◆ **TASK TO COMPLETE**: The lines to extract run from the first line of the material below to the line containing "60, 70, 80];", both included; leave the pictures behind.

◆ **INFORMATION SHOWN**:
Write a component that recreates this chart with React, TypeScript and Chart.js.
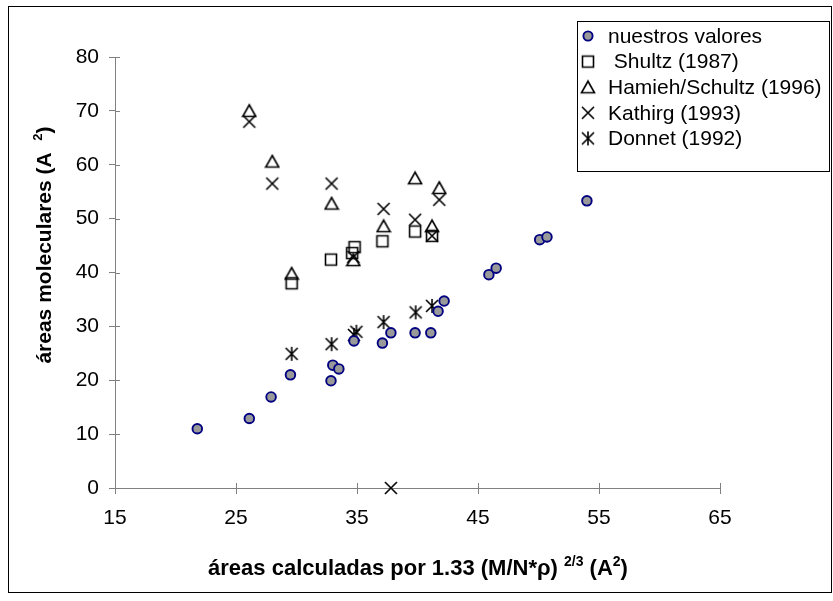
import React, { useEffect, useRef } from 'react';
import { Chart, registerables } from 'chart.js';

Chart.register(...registerables);

const FONT = '"Liberation Sans", Arial, Helvetica, sans-serif';

const xTickValues = [15, 25, 35, 45, 55, 65];
const yTickValues = [0, 10, 20, 30, 40, 50, 60, 70, 80];

const seriesNames = [
  'nuestros valores',
  ' Shultz (1987)',
  'Hamieh/Schultz (1996)',
  'Kathirg (1993)',
  'Donnet (1992)',
];

const nuestrosX = [21.8, 26.1, 27.9, 29.5, 32.85, 33.0, 33.5, 34.75, 37.1, 37.8, 39.8, 41.1, 41.7, 42.2, 45.9, 46.5, 50.1, 50.7, 54.0];
const nuestrosY = [11.0, 12.9, 16.9, 21.0, 19.9, 22.8, 22.1, 27.3, 26.9, 28.8, 28.8, 28.8, 32.8, 34.7, 39.6, 40.8, 46.1, 46.6, 53.3];

const shultzX = [29.6, 32.85, 34.6, 34.8, 37.1, 39.8, 41.2];
const shultzY = [38.0, 42.4, 43.6, 44.7, 45.8, 47.6, 46.8];

const hamiehX = [26.1, 28.0, 29.6, 32.9, 34.7, 37.2, 39.8, 41.2, 41.8];
const hamiehY = [70.0, 60.6, 39.8, 52.8, 42.3, 48.6, 57.5, 48.6, 55.7];

const kathirgX = [26.1, 28.0, 32.9, 34.7, 37.2, 39.8, 41.2, 41.8, 37.8];
const kathirgY = [68.0, 56.5, 56.5, 42.9, 51.8, 49.8, 46.8, 53.5, 0.0];

const donnetX = [29.6, 32.9, 34.75, 34.95, 37.2, 39.85, 41.2];
const donnetY = [24.9, 26.7, 28.4, 29.0, 30.8, 32.6, 33.8];

const xTitleParts = [
  { t: 'áreas calculadas por 1.33 (M/N*ρ) ', sup: false },
  { t: '2/3', sup: true },
  { t: ' (A', sup: false },
  { t: '2', sup: true },
  { t: ')', sup: false },
];
const yTitleParts = [
  { t: 'áreas moleculares (A  ', sup: false },
  { t: '2', sup: true },
  { t: ')', sup: false },
];

function makeMarker(kind: string): HTMLCanvasElement {
  const s = 16;
  const c = document.createElement('canvas');
  c.width = s;
  c.height = s;
  const g = c.getContext('2d')!;
  g.strokeStyle = '#000';
  g.lineWidth = 1.6;
  const m = s / 2;
  g.beginPath();
  if (kind === 'square') {
    g.rect(m - 5.5, m - 5.5, 11, 11);
  } else if (kind === 'triangle') {
    g.moveTo(m, m - 6);
    g.lineTo(m + 6.5, m + 5.5);
    g.lineTo(m - 6.5, m + 5.5);
    g.closePath();
  } else if (kind === 'x') {
    g.moveTo(m - 6, m - 6);
    g.lineTo(m + 6, m + 6);
    g.moveTo(m + 6, m - 6);
    g.lineTo(m - 6, m + 6);
  } else if (kind === 'star') {
    g.moveTo(m - 6, m - 6);
    g.lineTo(m + 6, m + 6);
    g.moveTo(m + 6, m - 6);
    g.lineTo(m - 6, m + 6);
    g.moveTo(m, m - 7);
    g.lineTo(m, m + 7);
  }
  g.stroke();
  return c;
}

function drawRich(ctx: CanvasRenderingContext2D, parts: { t: string; sup: boolean }[], cx: number, cy: number, size: number) {
  const supSize = Math.round(size * 0.62);
  const widths = parts.map((p) => {
    ctx.font = `bold ${p.sup ? supSize : size}px ${FONT}`;
    return ctx.measureText(p.t).width;
  });
  const total = widths.reduce((a, b) => a + b, 0);
  let x = cx - total / 2;
  const base = cy + size * 0.36;
  ctx.textAlign = 'left';
  ctx.textBaseline = 'alphabetic';
  ctx.fillStyle = '#000';
  parts.forEach((p, i) => {
    ctx.font = `bold ${p.sup ? supSize : size}px ${FONT}`;
    ctx.fillText(p.t, x, p.sup ? base - size * 0.4 : base);
    x += widths[i];
  });
}

export default function App() {
  const ref = useRef<HTMLCanvasElement>(null);

  useEffect(() => {
    const canvas = ref.current!;
    const mk = {
      square: makeMarker('square'),
      triangle: makeMarker('triangle'),
      x: makeMarker('x'),
      star: makeMarker('star'),
    };
    const pts = (xs: number[], ys: number[]) => xs.map((x, i) => ({ x, y: ys[i] }));

    const datasets: any[] = [
      {
        label: seriesNames[0],
        data: pts(nuestrosX, nuestrosY),
        pointStyle: 'circle',
        pointRadius: 4.8,
        pointBackgroundColor: '#999999',
        pointBorderColor: '#000080',
        pointBorderWidth: 1.9,
        clip: false,
      },
      { label: seriesNames[1], data: pts(shultzX, shultzY), pointStyle: mk.square, pointRadius: 7, clip: false },
      { label: seriesNames[2], data: pts(hamiehX, hamiehY), pointStyle: mk.triangle, pointRadius: 7, clip: false },
      { label: seriesNames[3], data: pts(kathirgX, kathirgY), pointStyle: mk.x, pointRadius: 7, clip: false },
      { label: seriesNames[4], data: pts(donnetX, donnetY), pointStyle: mk.star, pointRadius: 7, clip: false },
    ];

    const extras = {
      id: 'extras',
      afterDraw(chart: any) {
        const ctx: CanvasRenderingContext2D = chart.ctx;
        const xs = chart.scales.x;
        const ys = chart.scales.y;
        const area = chart.chartArea;
        ctx.save();
        // inner halves of the crossing tick marks
        ctx.strokeStyle = '#808080';
        ctx.lineWidth = 1;
        ctx.beginPath();
        xTickValues.forEach((v) => {
          const px = Math.round(xs.getPixelForValue(v)) + 0.5;
          ctx.moveTo(px, area.bottom);
          ctx.lineTo(px, area.bottom - 5);
        });
        yTickValues.forEach((v) => {
          const py = Math.round(ys.getPixelForValue(v)) + 0.5;
          ctx.moveTo(area.left, py);
          ctx.lineTo(area.left + 5, py);
        });
        ctx.stroke();

        // axis titles
        drawRich(ctx, xTitleParts, 409, 560, 22);
        ctx.save();
        ctx.translate(34, 238);
        ctx.rotate(-Math.PI / 2);
        drawRich(ctx, yTitleParts, 0, 0, 21);
        ctx.restore();

        // legend
        const bx = 568, by = 14, bw = 252, bh = 150;
        ctx.fillStyle = '#fff';
        ctx.fillRect(bx, by, bw, bh);
        ctx.strokeStyle = '#000';
        ctx.lineWidth = 1;
        ctx.strokeRect(bx + 0.5, by + 0.5, bw, bh);
        ctx.font = `21px ${FONT}`;
        ctx.textBaseline = 'middle';
        ctx.textAlign = 'left';
        ctx.fillStyle = '#000';
        const imgs = [null, mk.square, mk.triangle, mk.x, mk.star];
        seriesNames.forEach((name, i) => {
          const cy = 29 + i * 25.6;
          const mx = 579;
          if (i === 0) {
            ctx.beginPath();
            ctx.arc(mx, cy, 4.6, 0, Math.PI * 2);
            ctx.fillStyle = '#999999';
            ctx.fill();
            ctx.strokeStyle = '#000080';
            ctx.lineWidth = 1.9;
            ctx.stroke();
            ctx.fillStyle = '#000';
          } else {
            const im = imgs[i] as HTMLCanvasElement;
            ctx.drawImage(im, mx - im.width / 2, cy - im.height / 2);
          }
          ctx.fillText(name, 599, cy + 1);
        });
        ctx.restore();
      },
    };

    const tickFont = { family: FONT, size: 21 };
    const chart = new Chart(canvas, {
      type: 'scatter',
      data: { datasets },
      options: {
        animation: false,
        responsive: false,
        events: [],
        layout: { padding: { top: 50, right: 111, bottom: 0, left: 0 } },
        plugins: { legend: { display: false }, tooltip: { enabled: false } },
        scales: {
          x: {
            type: 'linear',
            min: 15,
            max: 65,
            afterFit: (s: any) => {
              s.height = 104;
            },
            afterBuildTicks: (s: any) => {
              s.ticks = xTickValues.map((v) => ({ value: v }));
            },
            ticks: { font: tickFont, color: '#000', padding: 12, maxRotation: 0 },
            grid: { display: true, drawOnChartArea: false, drawTicks: true, tickLength: 6, color: '#808080' },
            border: { display: true, color: '#808080', width: 1 },
          },
          y: {
            type: 'linear',
            min: 0,
            max: 80,
            afterFit: (s: any) => {
              s.width = 106;
            },
            afterBuildTicks: (s: any) => {
              s.ticks = yTickValues.map((v) => ({ value: v }));
            },
            ticks: { font: tickFont, color: '#000', padding: 10 },
            grid: { display: true, drawOnChartArea: false, drawTicks: true, tickLength: 6, color: '#808080' },
            border: { display: true, color: '#808080', width: 1 },
          },
        },
      } as any,
      plugins: [extras],
    });
    return () => chart.destroy();
  }, []);

  return (
    <div
      style={{
        position: 'absolute',
        left: 8,
        top: 6,
        width: 822,
        height: 585,
        border: '1px solid #000',
        background: '#fff',
      }}
    >
      <canvas ref={ref} width={822} height={585} style={{ display: 'block', width: 822, height: 585 }} />
    </div>
  );
}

◆ **WORKED SOLUTION**:
Write a component that recreates this chart with React, TypeScript and Chart.js.
import React, { useEffect, useRef } from 'react';
import { Chart, registerables } from 'chart.js';

Chart.register(...registerables);

const FONT = '"Liberation Sans", Arial, Helvetica, sans-serif';

const xTickValues = [15, 25, 35, 45, 55, 65];
const yTickValues = [0, 10, 20, 30, 40, 50, 60, 70, 80];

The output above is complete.